Source · Select Committees · Public Accounts Committee
Recommendation 8
8
Acknowledged
Smart meters demonstrate energy consumption reductions for electricity and gas users
Conclusion
The Department has commissioned research to identify the energy consumption savings made by consumers with functioning smart meters. The estimates show energy reductions of 3.3% to 3.6% for electricity and 2.9% to 3.1% for gas. These findings are based on a sample of 500,000 consumers who had a first-generation smart meter installed between 2015 and 2018 (with consumption data up to 2019).25
Government Response Summary
The government acknowledges the committee's observation regarding energy savings from smart meters, detailing its ongoing programme of data collection, monitoring, and evaluation, including recent published evidence and future evaluation research in development.
Government Response
Acknowledged
HM Government
Acknowledged
2.1 The government agrees with the Committee’s recommendation. Target implementation date: February 2025 2.2 The department has an ongoing programme of benefits data collection, monitoring, and evaluation which includes recent published evidence on energy savings and consumer benefits. Further substantive evaluation research to complement this is currently in development. 2.3 An independent evaluation of evidence on energy savings for households resulting from smart meters carried out by the Department’s Behavioural Insights Team was published in Summer 2023. This identified savings of 3.4% for electricity consumption and 3.0% for gas, in line with the programme’s assumptions of 3.0% and 2.2% for credit consumers. Wider consumer benefits were explored in recent published evaluation which focussed on consumers who may experience barriers in the energy market (e.g., those on lower incomes).
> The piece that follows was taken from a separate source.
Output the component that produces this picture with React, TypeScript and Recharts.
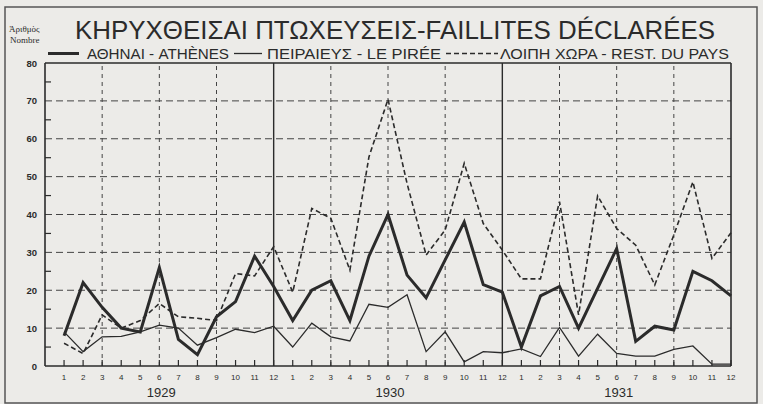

A range of additional benefits were identified, such as the ability to top up and access balance information remotely offered by smart pre-payment meters. 2.4 This evidence was collected as part of an ongoing programme of data collection and monitoring capturing benefits across the roll-out, including energy consumption reductions, credit and pre-payment consumer experience, demand side response and flexibility and savings accruing to industry. 2.5 To supplement the department’s existing evidence base, DESNZ is in the process of designing a new phase of programme wide evaluation which will capture evidence on existing benefits in addition to potential further benefits resulting from innovation enabled by smart metering. Work to provide additional sources of evidence on energy savings is also underway, including testing the potential of the Department’s National Energy Efficiency Data framework (NEED) to provide estimates of impacts.